## Exercise aim
Without the pictures, repeat the listing character for character.

━━━ Information provided ━━━

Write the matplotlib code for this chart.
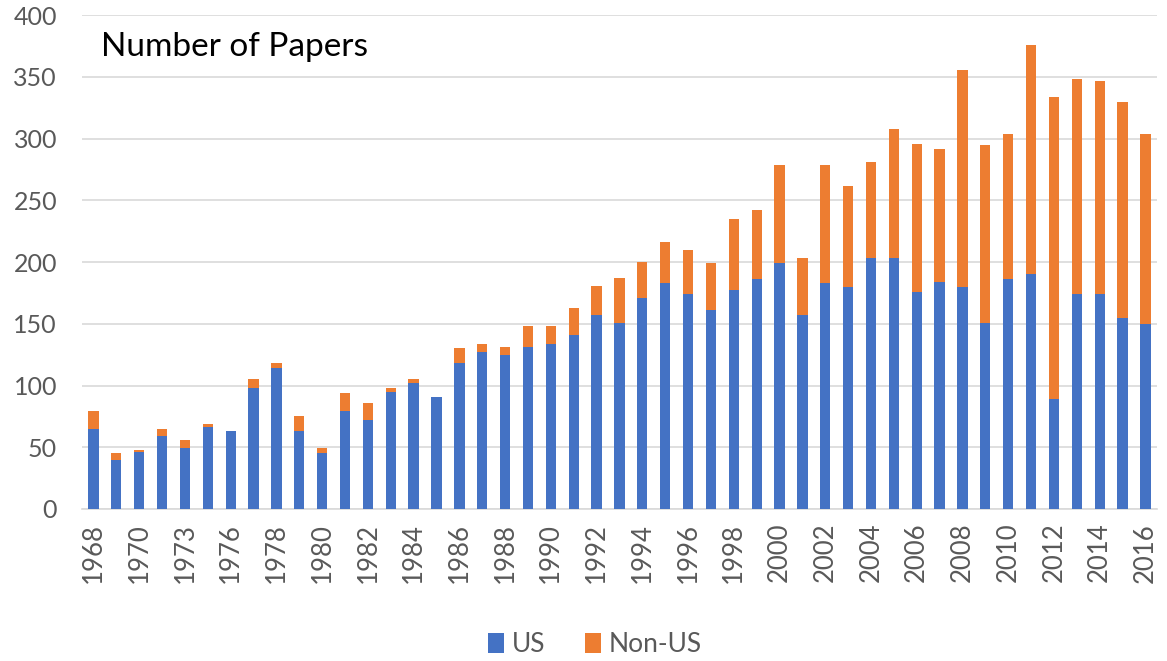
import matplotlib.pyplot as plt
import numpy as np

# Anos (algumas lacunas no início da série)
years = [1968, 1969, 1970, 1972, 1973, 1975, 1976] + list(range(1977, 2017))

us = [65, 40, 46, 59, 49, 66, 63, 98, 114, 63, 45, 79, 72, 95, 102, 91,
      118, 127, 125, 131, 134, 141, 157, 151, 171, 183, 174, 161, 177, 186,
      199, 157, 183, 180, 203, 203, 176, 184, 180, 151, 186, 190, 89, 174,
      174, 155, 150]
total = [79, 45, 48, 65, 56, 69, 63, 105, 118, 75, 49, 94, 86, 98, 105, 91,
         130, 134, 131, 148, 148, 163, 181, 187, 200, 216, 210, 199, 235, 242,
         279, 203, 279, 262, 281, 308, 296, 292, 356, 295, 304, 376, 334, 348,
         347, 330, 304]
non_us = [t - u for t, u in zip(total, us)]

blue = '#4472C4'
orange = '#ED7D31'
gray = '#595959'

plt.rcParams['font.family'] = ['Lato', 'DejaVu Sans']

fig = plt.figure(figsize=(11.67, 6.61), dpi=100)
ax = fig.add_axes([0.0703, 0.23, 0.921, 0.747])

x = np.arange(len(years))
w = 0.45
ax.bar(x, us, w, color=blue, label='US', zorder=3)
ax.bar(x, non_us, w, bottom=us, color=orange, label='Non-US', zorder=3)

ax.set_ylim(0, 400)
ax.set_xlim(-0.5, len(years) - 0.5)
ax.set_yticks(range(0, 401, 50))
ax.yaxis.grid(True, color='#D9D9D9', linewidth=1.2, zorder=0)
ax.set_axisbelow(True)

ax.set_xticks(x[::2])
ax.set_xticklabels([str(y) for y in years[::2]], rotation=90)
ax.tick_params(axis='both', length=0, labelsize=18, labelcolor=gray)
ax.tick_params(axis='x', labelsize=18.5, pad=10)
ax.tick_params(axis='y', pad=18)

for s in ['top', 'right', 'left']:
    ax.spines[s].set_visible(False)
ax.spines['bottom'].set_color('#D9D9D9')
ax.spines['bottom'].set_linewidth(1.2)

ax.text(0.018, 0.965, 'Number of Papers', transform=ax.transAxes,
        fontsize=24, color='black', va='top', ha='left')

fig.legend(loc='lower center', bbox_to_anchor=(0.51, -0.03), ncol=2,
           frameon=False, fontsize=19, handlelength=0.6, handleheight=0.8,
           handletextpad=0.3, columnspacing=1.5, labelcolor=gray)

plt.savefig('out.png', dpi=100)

━━━

## Exercise answer
Write the matplotlib code for this chart.
import matplotlib.pyplot as plt
import numpy as np

# Anos (algumas lacunas no início da série)
years = [1968, 1969, 1970, 1972, 1973, 1975, 1976] + list(range(1977, 2017))

us = [65, 40, 46, 59, 49, 66, 63, 98, 114, 63, 45, 79, 72, 95, 102, 91,
      118, 127, 125, 131, 134, 141, 157, 151, 171, 183, 174, 161, 177, 186,
      199, 157, 183, 180, 203, 203, 176, 184, 180, 151, 186, 190, 89, 174,
      174, 155, 150]
total = [79, 45, 48, 65, 56, 69, 63, 105, 118, 75, 49, 94, 86, 98, 105, 91,
         130, 134, 131, 148, 148, 163, 181, 187, 200, 216, 210, 199, 235, 242,
         279, 203, 279, 262, 281, 308, 296, 292, 356, 295, 304, 376, 334, 348,
         347, 330, 304]
non_us = [t - u for t, u in zip(total, us)]

blue = '#4472C4'
orange = '#ED7D31'
gray = '#595959'

plt.rcParams['font.family'] = ['Lato', 'DejaVu Sans']

fig = plt.figure(figsize=(11.67, 6.61), dpi=100)
ax = fig.add_axes([0.0703, 0.23, 0.921, 0.747])

x = np.arange(len(years))
w = 0.45
ax.bar(x, us, w, color=blue, label='US', zorder=3)
ax.bar(x, non_us, w, bottom=us, color=orange, label='Non-US', zorder=3)

ax.set_ylim(0, 400)
ax.set_xlim(-0.5, len(years) - 0.5)
ax.set_yticks(range(0, 401, 50))
ax.yaxis.grid(True, color='#D9D9D9', linewidth=1.2, zorder=0)
ax.set_axisbelow(True)

ax.set_xticks(x[::2])
ax.set_xticklabels([str(y) for y in years[::2]], rotation=90)
ax.tick_params(axis='both', length=0, labelsize=18, labelcolor=gray)
ax.tick_params(axis='x', labelsize=18.5, pad=10)
ax.tick_params(axis='y', pad=18)

for s in ['top', 'right', 'left']:
    ax.spines[s].set_visible(False)
ax.spines['bottom'].set_color('#D9D9D9')
ax.spines['bottom'].set_linewidth(1.2)

ax.text(0.018, 0.965, 'Number of Papers', transform=ax.transAxes,
        fontsize=24, color='black', va='top', ha='left')

fig.legend(loc='lower center', bbox_to_anchor=(0.51, -0.03), ncol=2,
           frameon=False, fontsize=19, handlelength=0.6, handleheight=0.8,
           handletextpad=0.3, columnspacing=1.5, labelcolor=gray)

plt.savefig('out.png', dpi=100)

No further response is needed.